07_genome_scale_splice_predictor.py (base version): Falls back to num_workers=0 since the dataset uses an LRU file handle cache that's not fork-safe. This sidesteps the problem but foregoes parallel prefetching.

# DataLoaders — num_workers=0 because HDF5 file handles are not
# fork-safe; the LRU cache already makes single-worker I/O fast.
train_loader = DataLoader(
    train_dataset, batch_size=batch_size, shuffle=True,
    num_workers=0, pin_memory=torch.cuda.is_available(),
)

07a_direct_shard_splice_predictor.py (upgraded version): Uses spawn instead of fork, which is safe because worker processes initialize their own h5py handles from scratch (no shared state from the parent process).
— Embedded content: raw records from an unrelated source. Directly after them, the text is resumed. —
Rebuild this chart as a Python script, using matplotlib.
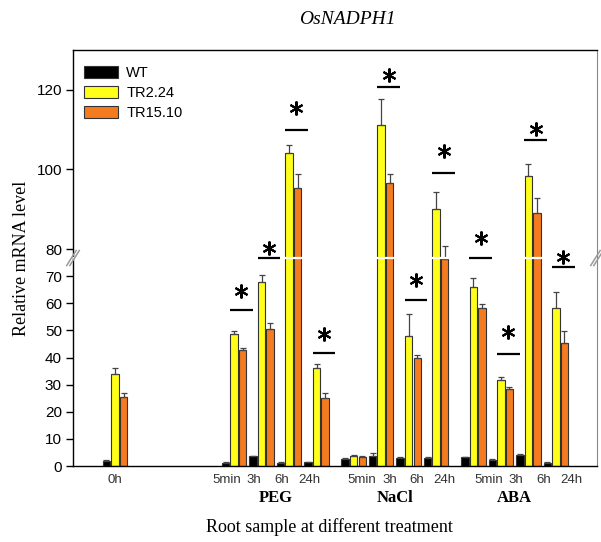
import numpy as np
import matplotlib
matplotlib.use("Agg")
import matplotlib.pyplot as plt
import matplotlib.transforms as mtransforms

# time points per treatment (0h control first)
labels = ["0h", "5min", "3h", "6h", "24h", "5min", "3h", "6h", "24h",
          "5min", "3h", "6h", "24h"]
treatments = ["PEG", "NaCl", "ABA"]

wt = [1.8, 1.2, 3.6, 1.2, 1.3, 2.6, 3.7, 3.1, 2.8, 3.2, 2.2, 4.1, 1.2]
wt_err = [0.4, 0.2, 0.2, 0.2, 0.3, 0.2, 1.0, 0.3, 0.4, 0.0, 0.4, 0.3, 0.4]
tr224 = [33.8, 48.5, 67.9, 104.1, 36.2, 3.8, 111.1, 48.0, 90.1, 66.1, 31.7, 98.4, 58.1]
tr224_err = [2.2, 1.2, 2.5, 2.0, 1.3, 0.3, 6.7, 8.2, 4.3, 3.3, 1.2, 3.0, 5.9]
tr1510 = [25.5, 42.7, 50.6, 95.4, 24.9, 3.4, 96.7, 39.7, 76.2, 58.1, 28.4, 89.1, 45.2]
tr1510_err = [1.3, 0.7, 2.0, 3.4, 2.1, 0.2, 2.1, 1.4, 4.6, 1.8, 0.8, 3.8, 4.7]

# significance marks: (sample index, line height)
sig_idx = [1, 2, 3, 4, 6, 7, 8, 9, 10, 11, 12]
sig_y = [57.4, 77.0, 109.9, 41.5, 120.6, 61.1, 99.1, 77.0, 41.4, 107.3, 73.2]
star_gap = [19, 10, 22, 19, 12, 20, 22, 20, 22, 11, 10]  # pixels above the line

# broken y axis: 0-76.7 on the lower half, 77.75-130 on the upper half
A, B, TOP = 76.7, 77.75, 130.0


def fwd(y):
    y = np.asarray(y, float)
    return np.where(y <= A, y / A, np.where(y >= B, 1 + (y - B) / (TOP - B), 1.0))


def inv(t):
    t = np.asarray(t, float)
    return np.where(t <= 1, t * A, B + (t - 1) * (TOP - B))


# x layout: control, then 3 treatments x 4 time points
starts = [4.33, 8.68, 13.03]
pos = np.array([0.0] + [s + i for s in starts for i in range(4)])
label_shift = np.array([0.0] + [-0.27] * 4 + [0.31] * 4 + [0.55] * 4)

fig = plt.figure(figsize=(6.01, 5.42), dpi=100)
ax = fig.add_axes([73 / 601, 76 / 542, 524 / 601, 416 / 542])
ax.set_yscale("function", functions=(fwd, inv))

w = 0.27
off = 0.31
colors = ["#000000", "#FFFF1A", "#F47B20"]
names = ["WT", "TR2.24", "TR15.10"]
for k, (vals, errs) in enumerate([(wt, wt_err), (tr224, tr224_err), (tr1510, tr1510_err)]):
    x = pos + (k - 1) * off
    ax.bar(x, vals, width=w, color=colors[k], edgecolor="#333333", linewidth=0.8,
           label=names[k], zorder=2)
    ax.errorbar(x, vals, yerr=[np.zeros(len(vals)), errs], fmt="none",
                ecolor="#444444", elinewidth=0.9, capsize=2.4, capthick=0.9, zorder=3)

# white gap across the bars at the break
ax.axhline(77.2, color="white", lw=1.6, zorder=4)

# significance lines and stars
for i, y, g in zip(sig_idx, sig_y, star_gap):
    c = pos[i] + 0.27
    ax.plot([c - 0.41, c + 0.41], [y, y], color="black", lw=1.6, zorder=5,
            solid_capstyle="butt")
    tr = mtransforms.offset_copy(ax.transData, fig=fig, x=0, y=g, units="dots")
    ax.plot([c], [y], marker=(6, 2, 0), ms=10, mew=1.5, color="black",
            transform=tr, zorder=5, clip_on=False)

ax.set_xlim(-1.527, 17.527)
ax.set_ylim(0, TOP)
ax.set_yticks([0, 10, 20, 30, 40, 50, 60, 70, 80, 100, 120])
ax.set_yticklabels(["0", "10", "20", "30", "40", "50", "60", "70", "80", "100", "120"],
                   fontfamily="Liberation Sans", fontsize=11)
ax.yaxis.set_minor_locator(matplotlib.ticker.NullLocator())
ax.tick_params(axis="y", direction="out", length=5, width=1, pad=3)

ax.set_xticks(pos + label_shift)
ax.set_xticklabels(labels, fontfamily="Liberation Sans", fontsize=9.5, color="#333333")
ax.tick_params(axis="x", length=0, pad=6)

for s in ["left", "bottom", "top"]:
    ax.spines[s].set_color("black")
    ax.spines[s].set_linewidth(1)
ax.spines["right"].set_color("#888888")

# break marks on both spines
for xa in (0, 1):
    for dx in (-0.003, 0.003):
        ax.plot([xa - 0.009 + dx, xa + 0.009 + dx], [0.482, 0.518], color="#999999",
                lw=1.1, transform=ax.transAxes, clip_on=False, zorder=6)

# treatment names under the time points
trans = mtransforms.blended_transform_factory(ax.transData, ax.transAxes)
for t, s in zip(treatments, starts):
    ax.text(s + 1.5, -0.077, t, transform=trans, ha="center", va="center",
            fontfamily="Liberation Serif", fontweight="bold", fontsize=12)

leg = ax.legend(loc="upper left", bbox_to_anchor=(0.021, 0.962), frameon=False,
                borderaxespad=0, borderpad=0, handlelength=2.3, handleheight=0.9,
                handletextpad=0.6, labelspacing=0.42,
                prop={"family": "Liberation Sans", "size": 10.5})

fig.text(347 / 601, 1 - 20 / 542, "OsNADPH1", ha="center", va="center",
         fontfamily="Liberation Serif", fontstyle="italic", fontsize=14)
fig.text(329 / 601, 1 - 527 / 542, "Root sample at different treatment", ha="center",
         va="center", fontfamily="Liberation Serif", fontsize=13)
fig.text(22 / 601, 1 - 258 / 542, "Relative mRNA level", ha="center", va="center",
         rotation=90, fontfamily="Liberation Serif", fontsize=13)

fig.savefig("out.png", dpi=100)
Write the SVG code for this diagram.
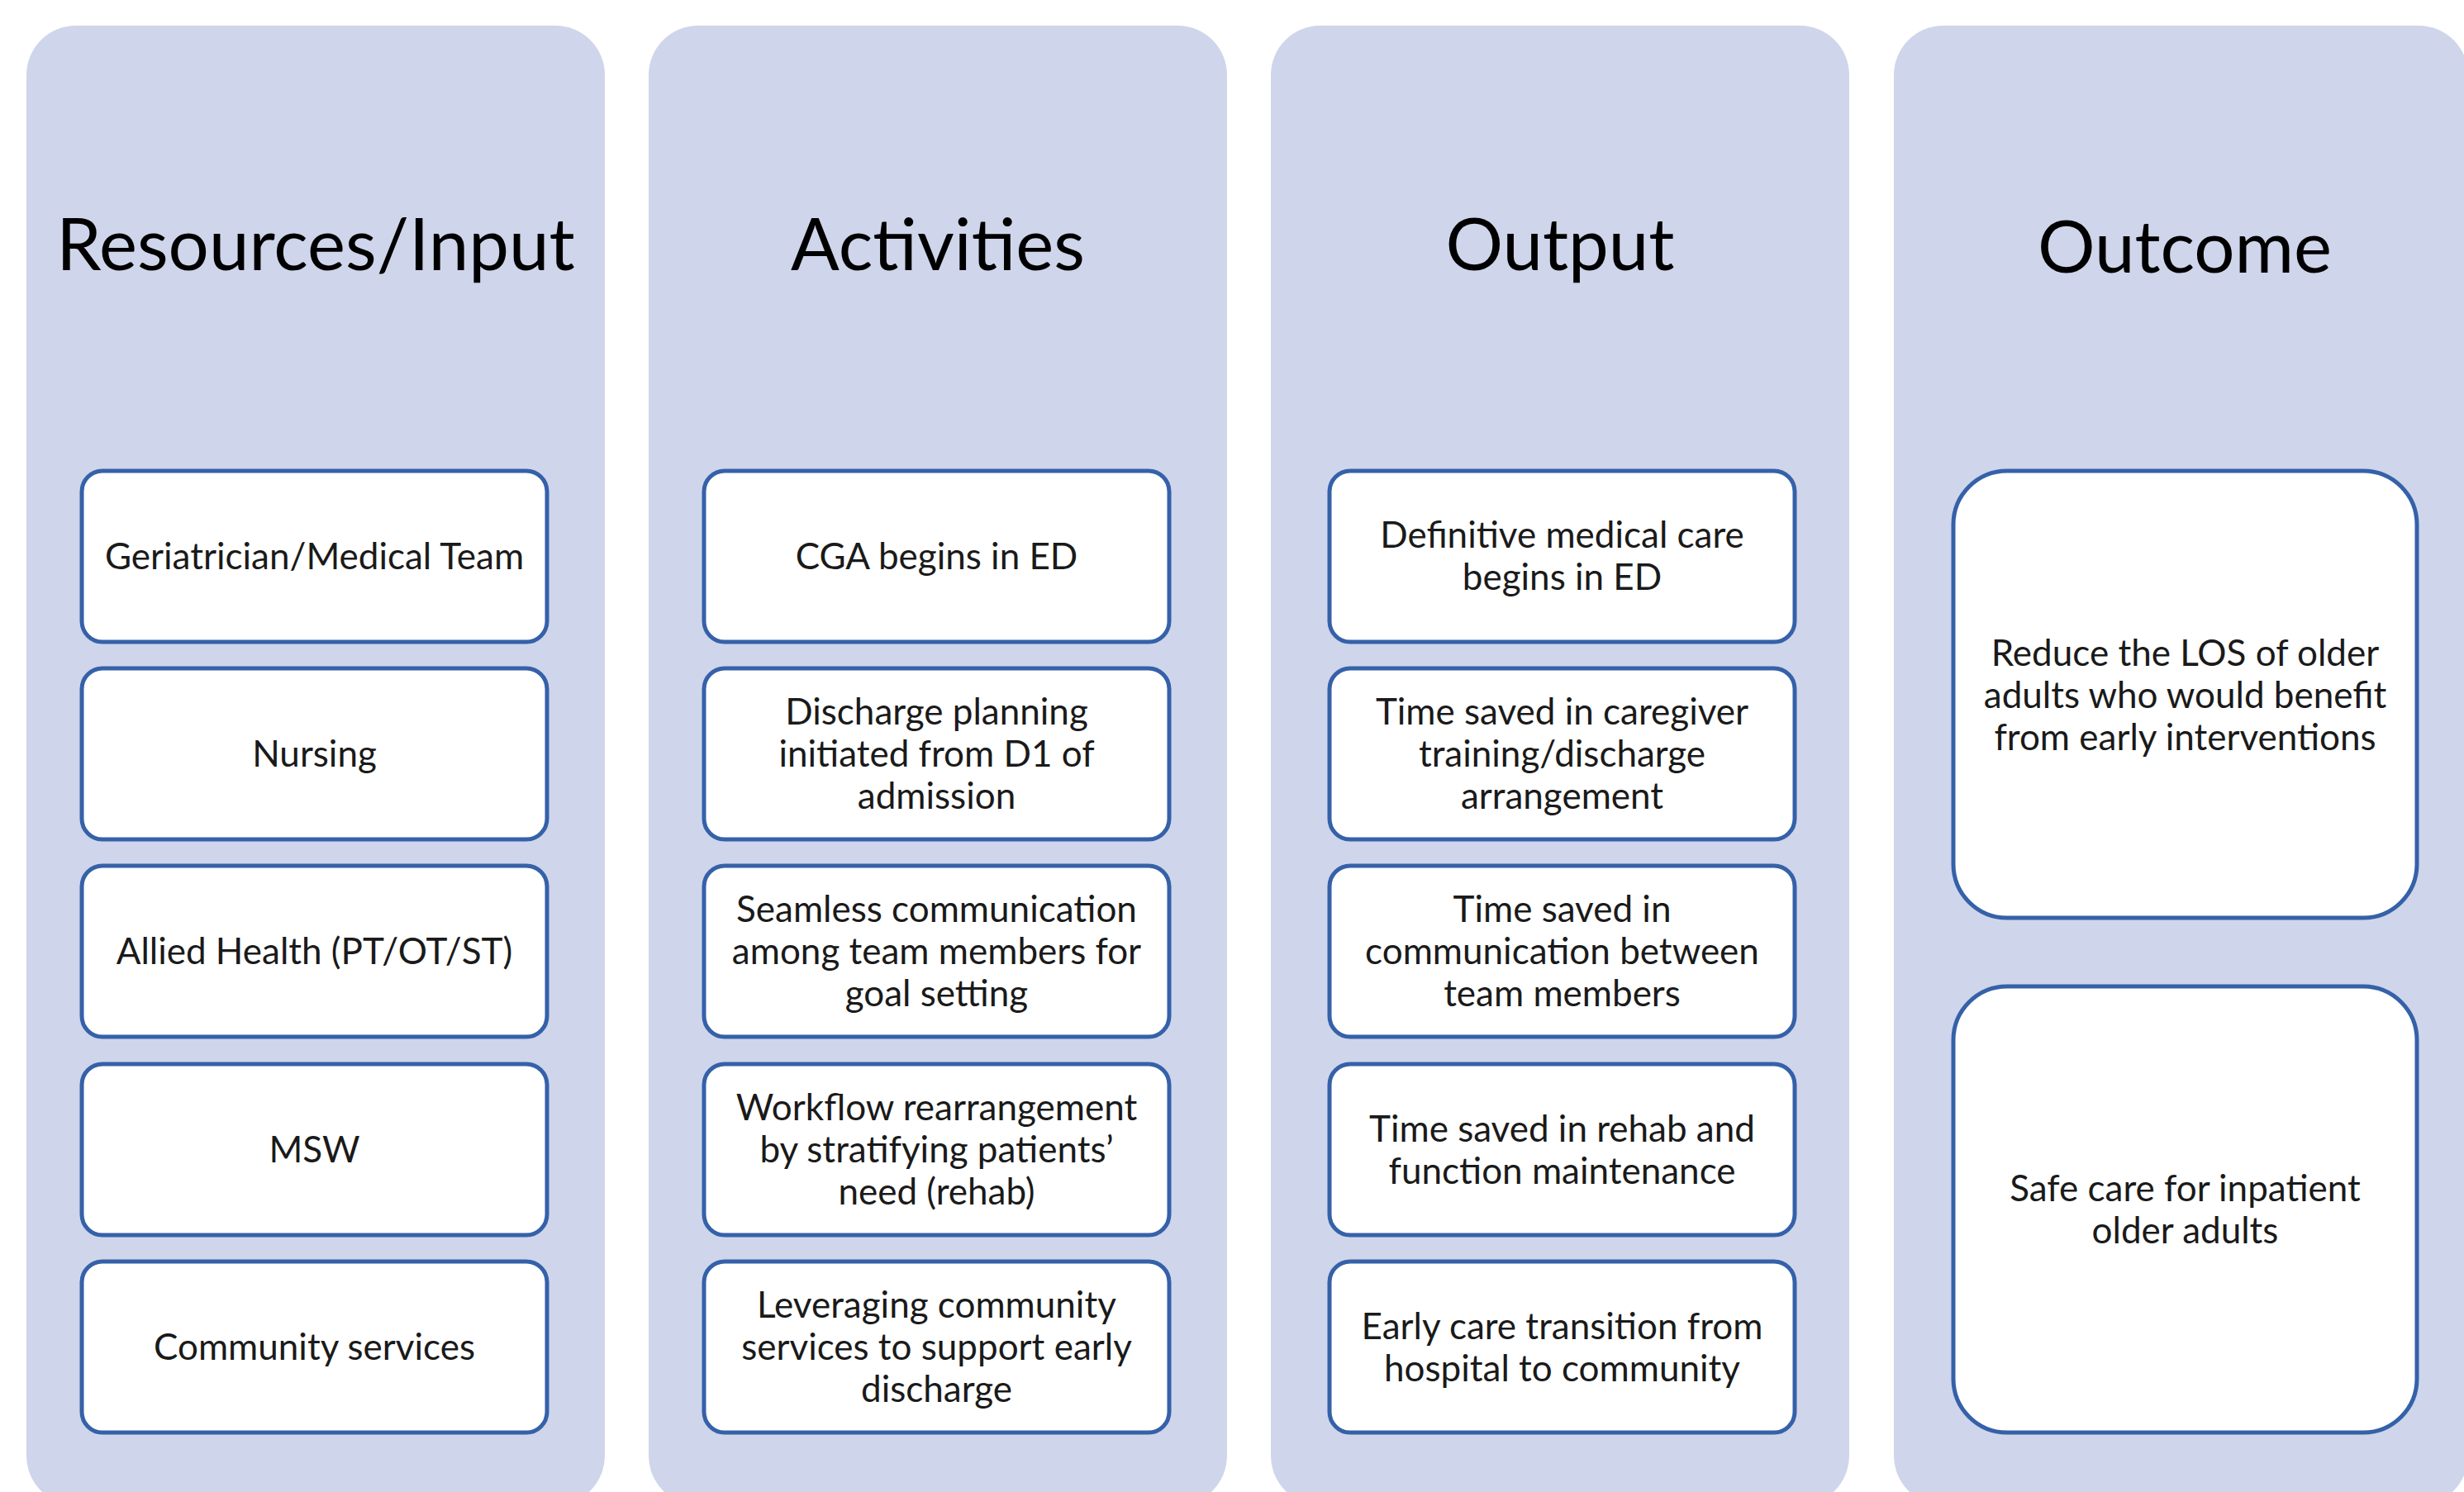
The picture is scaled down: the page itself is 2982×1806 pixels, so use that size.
<svg xmlns="http://www.w3.org/2000/svg" width="2982" height="1806" viewBox="0 0 2982 1806">
<style>
.panel{fill:#CFD5EA;}
.box{fill:#FFFFFF;stroke:#3561A9;stroke-width:5;}
.title{font-family:Lato,"Open Sans",sans-serif;font-size:87px;fill:#000;text-anchor:middle;}
.t{font-family:Lato,"Open Sans",sans-serif;font-size:44px;fill:#1a1a1a;text-anchor:middle;}
</style>
<rect x="0" y="0" width="2982" height="1806" fill="#FFFFFF"/>
<g id="panel-resources">
<rect class="panel" x="32" y="31" width="700" height="1791" rx="60"/>
<text class="title" x="382" y="327">Resources/Input</text>
</g>
<g id="panel-activities">
<rect class="panel" x="785" y="31" width="700" height="1791" rx="60"/>
<text class="title" x="1135" y="327">Activities</text>
</g>
<g id="panel-output">
<rect class="panel" x="1538" y="31" width="700" height="1791" rx="60"/>
<text class="title" x="1888" y="327">Output</text>
</g>
<g id="panel-outcome">
<rect class="panel" x="2292" y="31" width="695" height="1791" rx="60"/>
<text class="title" x="2644" y="330">Outcome</text>
</g>
<g id="connectors"></g>
<g id="r1"><rect class="box" x="99" y="570" width="563" height="207" rx="25"/><text class="t" x="380.5" y="689">Geriatrician/Medical Team</text></g>
<g id="r2"><rect class="box" x="99" y="809" width="563" height="207" rx="25"/><text class="t" x="380.5" y="928">Nursing</text></g>
<g id="r3"><rect class="box" x="99" y="1048" width="563" height="207" rx="25"/><text class="t" x="380.5" y="1167">Allied Health (PT/OT/ST)</text></g>
<g id="r4"><rect class="box" x="99" y="1288" width="563" height="207" rx="25"/><text class="t" x="380.5" y="1407">MSW</text></g>
<g id="r5"><rect class="box" x="99" y="1527" width="563" height="207" rx="25"/><text class="t" x="380.5" y="1646">Community services</text></g>
<g id="a1"><rect class="box" x="852" y="570" width="563" height="207" rx="25"/><text class="t" x="1133.5" y="689">CGA begins in ED</text></g>
<g id="a2"><rect class="box" x="852" y="809" width="563" height="207" rx="25"/><text class="t" x="1133.5" y="877">Discharge planning<tspan x="1133.5" dy="51">initiated from D1 of</tspan><tspan x="1133.5" dy="51">admission</tspan></text></g>
<g id="a3"><rect class="box" x="852" y="1048" width="563" height="207" rx="25"/><text class="t" x="1133.5" y="1116">Seamless communication<tspan x="1133.5" dy="51">among team members for</tspan><tspan x="1133.5" dy="51">goal setting</tspan></text></g>
<g id="a4"><rect class="box" x="852" y="1288" width="563" height="207" rx="25"/><text class="t" x="1133.5" y="1356">Workflow rearrangement<tspan x="1133.5" dy="51">by stratifying patients’</tspan><tspan x="1133.5" dy="51">need (rehab)</tspan></text></g>
<g id="a5"><rect class="box" x="852" y="1527" width="563" height="207" rx="25"/><text class="t" x="1133.5" y="1595">Leveraging community<tspan x="1133.5" dy="51">services to support early</tspan><tspan x="1133.5" dy="51">discharge</tspan></text></g>
<g id="o1"><rect class="box" x="1609" y="570" width="563" height="207" rx="25"/><text class="t" x="1890.5" y="663">Definitive medical care<tspan x="1890.5" dy="51">begins in ED</tspan></text></g>
<g id="o2"><rect class="box" x="1609" y="809" width="563" height="207" rx="25"/><text class="t" x="1890.5" y="877">Time saved in caregiver<tspan x="1890.5" dy="51">training/discharge</tspan><tspan x="1890.5" dy="51">arrangement</tspan></text></g>
<g id="o3"><rect class="box" x="1609" y="1048" width="563" height="207" rx="25"/><text class="t" x="1890.5" y="1116">Time saved in<tspan x="1890.5" dy="51">communication between</tspan><tspan x="1890.5" dy="51">team members</tspan></text></g>
<g id="o4"><rect class="box" x="1609" y="1288" width="563" height="207" rx="25"/><text class="t" x="1890.5" y="1382">Time saved in rehab and<tspan x="1890.5" dy="51">function maintenance</tspan></text></g>
<g id="o5"><rect class="box" x="1609" y="1527" width="563" height="207" rx="25"/><text class="t" x="1890.5" y="1621">Early care transition from<tspan x="1890.5" dy="51">hospital to community</tspan></text></g>
<g id="c1"><rect class="box" x="2364" y="570" width="561" height="541" rx="65"/><text class="t" x="2644.5" y="806">Reduce the LOS of older<tspan x="2644.5" dy="51">adults who would benefit</tspan><tspan x="2644.5" dy="51">from early interventions</tspan></text></g>
<g id="c2"><rect class="box" x="2364" y="1194" width="561" height="540" rx="65"/><text class="t" x="2644.5" y="1454">Safe care for inpatient<tspan x="2644.5" dy="51">older adults</tspan></text></g>
</svg>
This enables num_workers=2 for true prefetch overlap:

# ShardedWindowDataset is fork-safe (lazy per-PID handles),
# so num_workers=2 allows prefetching to overlap with GPU compute.
_nw = 2 if (use_shards and cuda_available) else 0
_mp_ctx = "spawn" if _nw > 0 else None

train_loader = DataLoader(
    train_dataset, batch_size=batch_size, shuffle=True,
    num_workers=_nw, pin_memory=cuda_available,
    persistent_workers=(_nw > 0),
    multiprocessing_context=_mp_ctx,
)

The spawn context is slightly slower to start (no copy-on-write optimization), but it's safe after Polars/h5py thread pools have been initialized in the parent process — fork after that point can deadlock.


How to Think About the Full Pipeline

Training throughput is determined by the slowest stage in this chain:

Disk/S3 → CPU decode/augment → RAM → PCIe → VRAM → SM (forward + backward)

Each optimization in this guide attacks a different stage:

Fix Stage addressed
Pack into large shards Disk/S3 → CPU (eliminate per-request latency)
Stage to NVMe Disk/S3 (eliminate network overhead entirely)
num_workers > 0 CPU decode → RAM (parallelize with GPU compute)
pin_memory=True RAM → PCIe → VRAM (async DMA transfer)
persistent_workers=True Worker respawn overhead between epochs
prefetch_factor RAM buffering depth ahead of current batch

Apply them in order — staging to NVMe and sharding typically give the biggest gains; DataLoader tuning gets you the last 20–30%.


Key Takeaways

The bottleneck shift is predictable. Moving from local to cloud almost always moves the bottleneck from compute to data ingestion. Local NVMe → S3 is not a transparent swap; the access model is completely different.

Object storage penalizes small files twice. Once for per-request latency, once for request-rate throttling. Neither is solved by paying for more bandwidth.

Diagnose before you optimize. nvidia-smi dmon + the synthetic data test will confirm whether you're actually I/O-starved before you spend time on any of the above.

Sharding is the structural fix. Everything else is tuning. Packing millions of small files into large sequential shards changes the access pattern from random-small to sequential-large, which is exactly what both object storage and local SSDs are optimized for.

HDF5 + multiple DataLoader workers requires spawn. The default fork context will deadlock or silently corrupt data if h5py handles are open in the parent process. Use multiprocessing_context='spawn' and design your Dataset to open handles lazily (per-worker, not in __init__).